- **What needs to be done**:
Extract exactly those lines that lie between the start of the material and the line with "import plotly.graph_objects as go", including both boundary lines and no others.

- **Data excerpts**:
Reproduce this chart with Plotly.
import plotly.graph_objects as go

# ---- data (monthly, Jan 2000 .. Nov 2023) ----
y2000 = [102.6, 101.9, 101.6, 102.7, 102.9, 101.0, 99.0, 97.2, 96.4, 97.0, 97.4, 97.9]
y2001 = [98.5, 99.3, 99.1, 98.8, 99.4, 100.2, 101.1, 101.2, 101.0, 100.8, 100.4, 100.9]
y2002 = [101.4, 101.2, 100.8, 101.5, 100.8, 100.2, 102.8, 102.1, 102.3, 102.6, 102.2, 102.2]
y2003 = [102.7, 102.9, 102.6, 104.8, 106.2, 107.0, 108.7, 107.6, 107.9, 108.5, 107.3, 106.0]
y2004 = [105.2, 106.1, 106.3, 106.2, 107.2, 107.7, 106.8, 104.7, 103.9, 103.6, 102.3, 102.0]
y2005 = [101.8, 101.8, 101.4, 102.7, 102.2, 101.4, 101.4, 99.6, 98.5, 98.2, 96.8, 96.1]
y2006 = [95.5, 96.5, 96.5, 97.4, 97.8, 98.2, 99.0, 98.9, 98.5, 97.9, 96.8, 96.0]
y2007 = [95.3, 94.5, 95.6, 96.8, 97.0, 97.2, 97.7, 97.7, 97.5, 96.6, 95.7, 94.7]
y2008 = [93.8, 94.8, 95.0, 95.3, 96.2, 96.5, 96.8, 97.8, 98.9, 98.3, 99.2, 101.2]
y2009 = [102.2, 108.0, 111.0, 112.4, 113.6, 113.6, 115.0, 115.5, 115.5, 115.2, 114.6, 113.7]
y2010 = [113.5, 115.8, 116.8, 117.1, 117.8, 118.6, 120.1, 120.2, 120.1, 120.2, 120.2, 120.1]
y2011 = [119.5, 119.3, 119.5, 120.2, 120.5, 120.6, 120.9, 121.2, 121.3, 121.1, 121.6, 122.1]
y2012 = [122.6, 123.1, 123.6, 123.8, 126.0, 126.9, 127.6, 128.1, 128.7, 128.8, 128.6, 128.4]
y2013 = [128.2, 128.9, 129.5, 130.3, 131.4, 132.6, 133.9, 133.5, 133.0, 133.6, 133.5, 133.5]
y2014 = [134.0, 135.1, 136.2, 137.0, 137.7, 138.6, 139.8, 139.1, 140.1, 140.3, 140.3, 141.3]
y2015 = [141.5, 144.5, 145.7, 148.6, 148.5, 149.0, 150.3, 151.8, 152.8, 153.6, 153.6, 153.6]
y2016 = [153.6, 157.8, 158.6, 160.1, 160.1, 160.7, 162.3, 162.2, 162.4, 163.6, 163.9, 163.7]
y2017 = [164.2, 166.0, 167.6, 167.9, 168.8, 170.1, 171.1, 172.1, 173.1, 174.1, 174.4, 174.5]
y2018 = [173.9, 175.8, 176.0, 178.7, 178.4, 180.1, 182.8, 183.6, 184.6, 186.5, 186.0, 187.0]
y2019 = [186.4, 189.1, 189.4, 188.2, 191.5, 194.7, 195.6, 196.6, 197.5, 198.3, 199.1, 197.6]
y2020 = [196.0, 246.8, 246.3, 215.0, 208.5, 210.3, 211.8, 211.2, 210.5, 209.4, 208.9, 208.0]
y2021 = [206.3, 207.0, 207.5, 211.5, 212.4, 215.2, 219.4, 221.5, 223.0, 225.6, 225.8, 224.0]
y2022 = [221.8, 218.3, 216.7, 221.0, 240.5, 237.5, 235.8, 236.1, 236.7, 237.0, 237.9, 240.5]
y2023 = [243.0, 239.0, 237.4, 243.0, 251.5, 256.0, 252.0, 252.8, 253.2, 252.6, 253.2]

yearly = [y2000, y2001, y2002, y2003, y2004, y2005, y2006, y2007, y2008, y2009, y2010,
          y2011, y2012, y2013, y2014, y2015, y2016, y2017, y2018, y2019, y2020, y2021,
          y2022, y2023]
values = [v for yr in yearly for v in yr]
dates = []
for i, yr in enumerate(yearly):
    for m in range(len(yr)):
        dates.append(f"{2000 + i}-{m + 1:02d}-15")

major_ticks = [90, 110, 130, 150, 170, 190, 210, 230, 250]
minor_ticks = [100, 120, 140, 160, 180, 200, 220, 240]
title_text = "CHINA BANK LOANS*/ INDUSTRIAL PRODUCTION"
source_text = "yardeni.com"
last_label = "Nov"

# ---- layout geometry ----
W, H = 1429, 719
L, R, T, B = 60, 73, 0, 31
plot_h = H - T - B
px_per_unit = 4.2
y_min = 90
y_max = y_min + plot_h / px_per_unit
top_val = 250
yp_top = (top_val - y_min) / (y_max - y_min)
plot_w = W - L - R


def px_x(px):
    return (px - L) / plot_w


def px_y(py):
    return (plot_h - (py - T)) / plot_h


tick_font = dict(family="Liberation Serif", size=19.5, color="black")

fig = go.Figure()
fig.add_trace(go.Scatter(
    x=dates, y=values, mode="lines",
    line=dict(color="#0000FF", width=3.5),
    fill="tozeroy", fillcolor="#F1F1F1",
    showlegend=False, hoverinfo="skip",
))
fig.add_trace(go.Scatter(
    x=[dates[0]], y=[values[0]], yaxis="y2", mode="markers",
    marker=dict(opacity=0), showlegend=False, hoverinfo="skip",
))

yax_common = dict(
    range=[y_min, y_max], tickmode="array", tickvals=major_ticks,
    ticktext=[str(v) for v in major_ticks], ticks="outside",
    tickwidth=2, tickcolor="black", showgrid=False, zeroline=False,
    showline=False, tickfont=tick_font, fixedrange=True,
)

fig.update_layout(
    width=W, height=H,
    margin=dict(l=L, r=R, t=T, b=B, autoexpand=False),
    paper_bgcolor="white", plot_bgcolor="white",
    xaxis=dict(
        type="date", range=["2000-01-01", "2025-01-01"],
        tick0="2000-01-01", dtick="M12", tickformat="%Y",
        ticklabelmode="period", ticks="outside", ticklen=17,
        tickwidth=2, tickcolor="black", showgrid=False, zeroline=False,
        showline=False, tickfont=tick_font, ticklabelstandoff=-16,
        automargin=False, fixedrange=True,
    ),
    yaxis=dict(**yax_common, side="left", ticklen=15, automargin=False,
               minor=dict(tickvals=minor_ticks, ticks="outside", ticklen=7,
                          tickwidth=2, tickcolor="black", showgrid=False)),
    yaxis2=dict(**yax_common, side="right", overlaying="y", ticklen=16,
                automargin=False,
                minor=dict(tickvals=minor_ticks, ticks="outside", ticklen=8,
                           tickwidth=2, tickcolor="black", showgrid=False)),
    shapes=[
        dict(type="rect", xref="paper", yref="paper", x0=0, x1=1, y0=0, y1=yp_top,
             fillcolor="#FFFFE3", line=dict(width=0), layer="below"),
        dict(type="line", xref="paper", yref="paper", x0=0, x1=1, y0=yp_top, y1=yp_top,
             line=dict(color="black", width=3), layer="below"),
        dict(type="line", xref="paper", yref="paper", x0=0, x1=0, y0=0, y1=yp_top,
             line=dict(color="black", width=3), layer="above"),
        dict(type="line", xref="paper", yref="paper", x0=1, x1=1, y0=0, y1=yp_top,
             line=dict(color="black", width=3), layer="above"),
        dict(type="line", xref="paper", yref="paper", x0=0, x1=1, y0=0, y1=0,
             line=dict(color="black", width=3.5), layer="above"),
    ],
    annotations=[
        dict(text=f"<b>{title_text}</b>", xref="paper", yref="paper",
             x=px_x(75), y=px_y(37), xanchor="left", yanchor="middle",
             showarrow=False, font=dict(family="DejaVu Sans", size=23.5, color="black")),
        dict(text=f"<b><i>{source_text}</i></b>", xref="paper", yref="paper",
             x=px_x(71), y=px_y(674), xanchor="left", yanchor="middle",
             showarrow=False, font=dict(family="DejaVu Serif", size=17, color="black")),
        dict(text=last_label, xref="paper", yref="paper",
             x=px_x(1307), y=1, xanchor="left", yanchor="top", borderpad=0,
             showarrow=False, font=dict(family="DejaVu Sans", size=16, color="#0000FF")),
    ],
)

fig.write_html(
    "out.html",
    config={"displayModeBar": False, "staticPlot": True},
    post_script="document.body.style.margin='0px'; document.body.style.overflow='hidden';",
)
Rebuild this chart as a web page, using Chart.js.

- **Answer to the problem**:
Reproduce this chart with Plotly.
import plotly.graph_objects as go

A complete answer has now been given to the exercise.